Repetition, pattern, and rhythm are design principles that help artists organize what viewers see. Repetition happens when a visual element, such as a line, shape, color, or texture, appears more than once. Pattern forms when repetition follows a recognizable order.
Rhythm uses repeated elements to create a sense of movement, flow, or visual beat across an artwork.
These principles matter because they make a composition feel unified and intentional. Regular rhythm feels steady because elements repeat at equal intervals, while flowing rhythm feels more natural because shapes curve, change, or guide the eye like a wave. Artists can vary size, spacing, color, and direction to keep repetition from becoming dull.
Strong use of repetition, pattern, and rhythm can lead the viewer toward a focal point and create emphasis.
Key Facts
- Repetition means using the same visual element more than once in an artwork.
- Pattern = repetition + predictable order.
- Rhythm = repetition + visual movement.
- Regular rhythm uses even spacing, similar sizes, and repeated intervals.
- Flowing rhythm uses curves, gradual changes, and repeated movement paths.
- Variation in repeated elements creates emphasis and prevents a design from feeling flat.
Vocabulary
- Repetition
- Repetition is the repeated use of a visual element such as a line, shape, color, texture, or form.
- Pattern
- Pattern is an organized repetition of elements that follows a recognizable sequence or structure.
- Rhythm
- Rhythm is the visual movement created when repeated elements guide the viewer's eye through a composition.
- Unity
- Unity is the sense that all parts of an artwork belong together as one complete design.
- Emphasis
- Emphasis is the use of contrast, placement, or variation to make one part of an artwork stand out.
Common Mistakes to Avoid
- Repeating elements with no purpose is wrong because repetition should support unity, direction, or emphasis rather than simply fill space.
- Confusing pattern with rhythm is wrong because pattern focuses on ordered repetition, while rhythm focuses on the movement created by repetition.
- Making every repeated element identical can be limiting because too much sameness may make the design feel static or boring.

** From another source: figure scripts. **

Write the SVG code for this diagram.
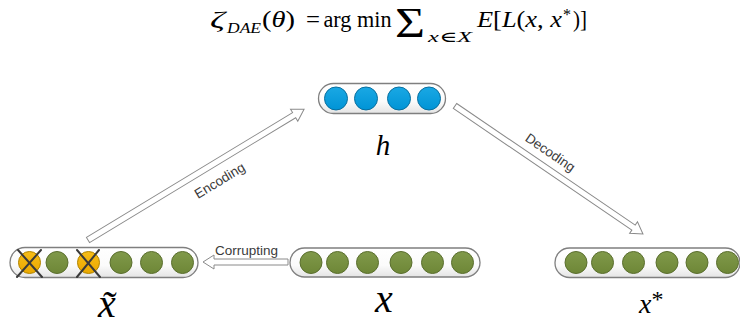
<svg xmlns="http://www.w3.org/2000/svg" width="740" height="329" viewBox="0 0 740 329">
<style>
.cap{fill:url(#capg);stroke:#7f7f7f;stroke-width:1.3}
.g{fill:url(#gg);stroke:#5a6e2e;stroke-width:1}
.b{fill:url(#bg);stroke:#0a6f9e;stroke-width:1}
.o{fill:url(#og);stroke:#b08400;stroke-width:1}
.cross{stroke:#3a3a3a;stroke-width:2;stroke-linecap:round}
.arrow{fill:#ffffff;stroke:#8a8a8a;stroke-width:1}
.lbl{font-family:"Liberation Sans","Open Sans",sans-serif;font-size:13.5px;fill:#3a3a3a}
.m{font-family:"Liberation Serif","DejaVu Serif",serif;fill:#000}
.it{font-style:italic}
</style>
<defs>
<linearGradient id="capg" x1="0" y1="0" x2="0" y2="1"><stop offset="0" stop-color="#ffffff"/><stop offset="0.6" stop-color="#fbfbfb"/><stop offset="1" stop-color="#e4e4e4"/></linearGradient>
<linearGradient id="gg" x1="0" y1="0" x2="0" y2="1"><stop offset="0" stop-color="#80994a"/><stop offset="1" stop-color="#6e8737"/></linearGradient>
<linearGradient id="bg" x1="0" y1="0" x2="0" y2="1"><stop offset="0" stop-color="#1aa8e4"/><stop offset="1" stop-color="#0094d6"/></linearGradient>
<linearGradient id="og" x1="0" y1="0" x2="0" y2="1"><stop offset="0" stop-color="#f7bd18"/><stop offset="1" stop-color="#eaa800"/></linearGradient>
</defs>

<g id="formula" class="m">
<text x="210" y="27" font-size="23" class="it" textLength="15" lengthAdjust="spacingAndGlyphs">ζ</text>
<text x="227" y="33" font-size="15" class="it" textLength="34" lengthAdjust="spacingAndGlyphs">DAE</text>
<text x="262" y="27" font-size="23" textLength="33" lengthAdjust="spacingAndGlyphs">(<tspan class="it">θ</tspan>)</text>
<text x="306" y="27" font-size="23" textLength="14" lengthAdjust="spacingAndGlyphs">=</text>
<text x="323.5" y="27" font-size="23" textLength="68" lengthAdjust="spacingAndGlyphs">arg min</text>
<text x="395" y="37" font-size="42" textLength="30" lengthAdjust="spacingAndGlyphs">Σ</text>
<text x="428" y="42" font-size="15" class="it" textLength="44" lengthAdjust="spacingAndGlyphs">x<tspan font-style="normal">∈</tspan>X</text>
<text x="477" y="27" font-size="23" textLength="85" lengthAdjust="spacingAndGlyphs"><tspan class="it">E</tspan>[<tspan class="it">L</tspan>(<tspan class="it">x</tspan>, <tspan class="it">x</tspan></text>
<text x="563" y="20" font-size="16">*</text>
<text x="573" y="27" font-size="23" textLength="14" lengthAdjust="spacingAndGlyphs">)]</text>
</g>

<g id="connectors">
<g id="encoding">
<polygon class="arrow" transform="translate(88,240) rotate(-31.2)" points="0,-3 241,-3 241,-7 252.6,0 241,7 241,3 0,3"/>
<text class="lbl" transform="translate(220,181) rotate(-31.2)" x="0" y="4" text-anchor="middle">Encoding</text>
</g>
<g id="decoding">
<polygon class="arrow" transform="translate(455,106) rotate(34.25)" points="0,-3 216,-3 216,-7 227.4,0 216,7 216,3 0,3"/>
<text class="lbl" transform="translate(550,153) rotate(34.25)" x="0" y="4" text-anchor="middle">Decoding</text>
</g>
<g id="corrupting">
<polygon class="arrow" transform="translate(288,262) rotate(180)" points="0,-3 74,-3 74,-7 85,0 74,7 74,3 0,3"/>
<text class="lbl" x="246.5" y="255" text-anchor="middle">Corrupting</text>
</g>
</g>

<g id="node-h">
<rect class="cap" x="318.5" y="83.5" width="127" height="30" rx="15"/>
<circle class="b" cx="336" cy="98.5" r="11.5"/>
<circle class="b" cx="366" cy="98.5" r="11.5"/>
<circle class="b" cx="399" cy="98.5" r="11.5"/>
<circle class="b" cx="429" cy="98.5" r="11.5"/>
<text class="m it" x="383" y="155" font-size="29" text-anchor="middle">h</text>
</g>

<g id="node-xtilde">
<rect class="cap" x="10" y="247.5" width="188" height="30" rx="15"/>
<circle class="o" cx="29.5" cy="262.5" r="11"/>
<circle class="g" cx="57" cy="262.5" r="11"/>
<circle class="o" cx="88.5" cy="262.5" r="11"/>
<circle class="g" cx="121" cy="262.5" r="11"/>
<circle class="g" cx="151.5" cy="262.5" r="11"/>
<circle class="g" cx="182.5" cy="262.5" r="11"/>
<line class="cross" x1="18" y1="250" x2="42" y2="277"/>
<line class="cross" x1="41" y1="250" x2="17" y2="277"/>
<line class="cross" x1="77" y1="250" x2="100" y2="277"/>
<line class="cross" x1="99" y1="250" x2="77" y2="277"/>
<text class="m it" x="107" y="317" font-size="40" text-anchor="middle">x̃</text>
</g>

<g id="node-x">
<rect class="cap" x="290" y="248" width="190" height="29" rx="14.5"/>
<circle class="g" cx="311" cy="262.5" r="11"/>
<circle class="g" cx="337.5" cy="262.5" r="11"/>
<circle class="g" cx="367.5" cy="262.5" r="11"/>
<circle class="g" cx="401" cy="262.5" r="11"/>
<circle class="g" cx="432.5" cy="262.5" r="11"/>
<circle class="g" cx="462.5" cy="262.5" r="11"/>
<text class="m it" x="384" y="312" font-size="40" text-anchor="middle">x</text>
</g>

<g id="node-xstar">
<rect class="cap" x="555" y="248" width="185" height="29.5" rx="14.5"/>
<circle class="g" cx="576" cy="262.5" r="11"/>
<circle class="g" cx="602.5" cy="262.5" r="11"/>
<circle class="g" cx="633.5" cy="262.5" r="11"/>
<circle class="g" cx="667" cy="262.5" r="11"/>
<circle class="g" cx="697" cy="262.5" r="11"/>
<circle class="g" cx="727.5" cy="262.5" r="11"/>
<text class="m it" x="639" y="313" font-size="28">x<tspan font-style="normal" font-size="24" dy="-6">*</tspan></text>
</g>
</svg>
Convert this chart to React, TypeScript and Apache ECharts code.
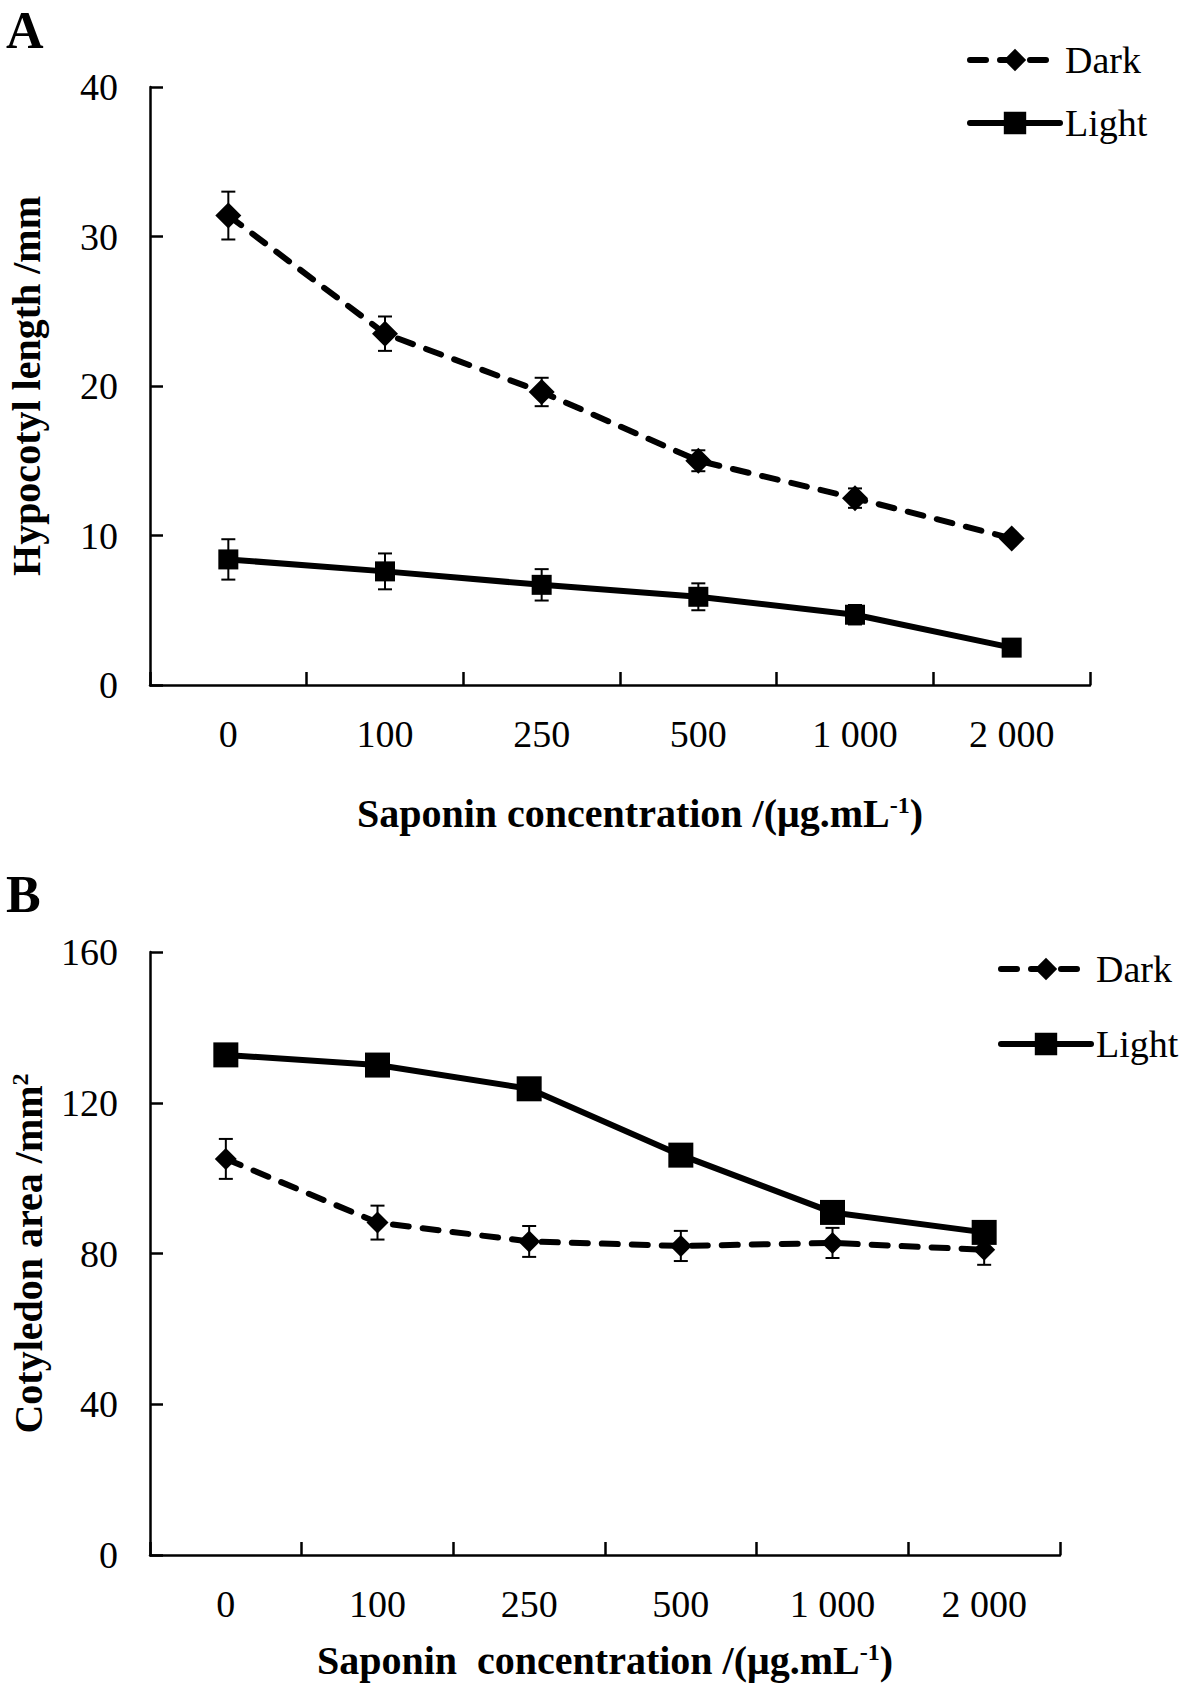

- Ignoring spacing between repeated elements is wrong because spacing controls whether the rhythm feels calm, crowded, fast, slow, regular, or flowing.
Practice Questions
- 1 A border design repeats the sequence circle, square, triangle 8 times. How many total shapes are in the border?
- 2 An artist places 12 identical leaves along a curved vine. The spacing between leaves increases from 1 cm to 2 cm to 3 cm and continues in the same way. What kind of rhythm is suggested, regular or flowing, and why?
- 3 Describe how changing one repeated shape to a brighter color near the center of a poster can create emphasis while still keeping unity.